I'm not sure I understand your scenario.  If the majority of commits
are in UTF-8, but there are 2 with the same UTF-8 encoding (say
"cp1252"), then just set "fallbackEndocing" to "cp1252" and all
the commits will display fine.

Are you talking about a scenario where most of the commits are UTF-8,
one is "cp1252" and another one is "cp1251", so a total of 3 encodings
are used in the Perforce depot?  I don't think that is a common scenario.

But you have a point that my patch does not address that scenario.

> If we can determine in what encoding the thing that came out of
> Perforce is written in, we can put it on the encoding header of the
> resulting commit.  But if that is possible to begin with, perhaps we
> do not even need to do so---if you can determine what the original
> encoding is, you can reencode with that encoding into UTF-8 inside
> git-p4 while creating the commit, no?
>
> And if the raw data that came from Perforce cannot be reencoded to
> UTF-8 (i.e. iconv fails to process for some reason), then whether
> the translation is done at the import time (i.e. where you would
> have used the fallbackEncoding to reencode into UTF-8) or at the
> display time (i.e. "git show" would notice the encoding header and
> try to reencode the raw data from that encoding into UTF-8), it
> would fail in the same way, so I do not see much advantage in
> writing the encoding header into the resulting object (other than
> shifting the blame to downstream and keeping the original data
> intact, which is a good design principle).

I agree with the idea that if you know what the encoding is, then
why not just use that knowledge to convert that to UTF-8, rather
than use the encoding header.

I'm not sure about how complete the support in "git" is for encoding
headers.

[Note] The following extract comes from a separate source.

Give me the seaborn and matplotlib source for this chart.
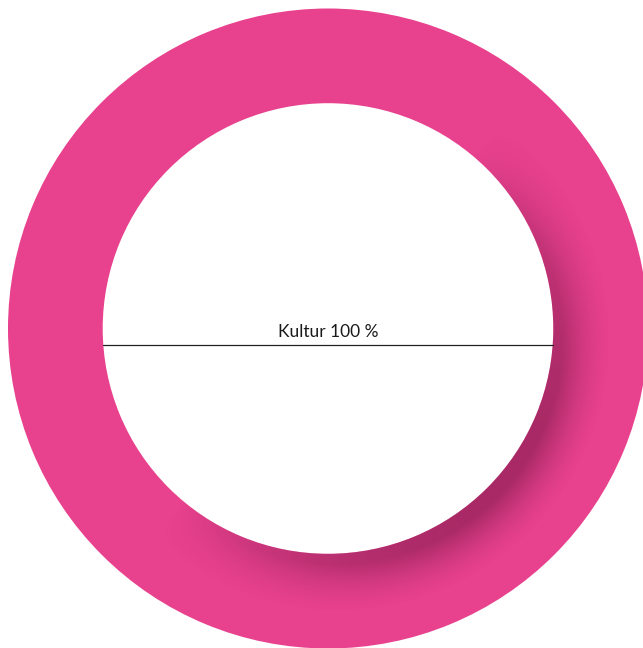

Does *everything* that reads commit messages respect the
encoding header and handle it properly?  The documentation seems to
discourage their use altogether and in any event, the main use case
seems to be a project where everyone has settled on the same legacy
encoding to use everywhere, which is not really the case for our situation.

If we want to abandon the "fallbackEncoding" direction, then the only other
option I see is:

Step 1) try to decode in UTF-8.  If that succeeds then it is almost certain
that it really was in UTF-8 (due to the design of UTF-8).  Make the commit
in UTF-8.

Step 2) If it failed to decode in UTF-8, either use heuristics to detect the
encoding, or query the OS for the current code page and assume it's that.
Then use the selected encoding to convert to UTF-8.

Only the heuristics option will satisfy the case of more than 1 encoding
(in addition to UTF-8) being present in the Perforce depot, and in any event
the current code page may not help at all.

I'm not really familiar with what encoding-detection heuristics are available
for Python and how reliable, stable or performant they are.  It would also
involve taking on another library dependency.

I will take a look at the encoding-detection options out there.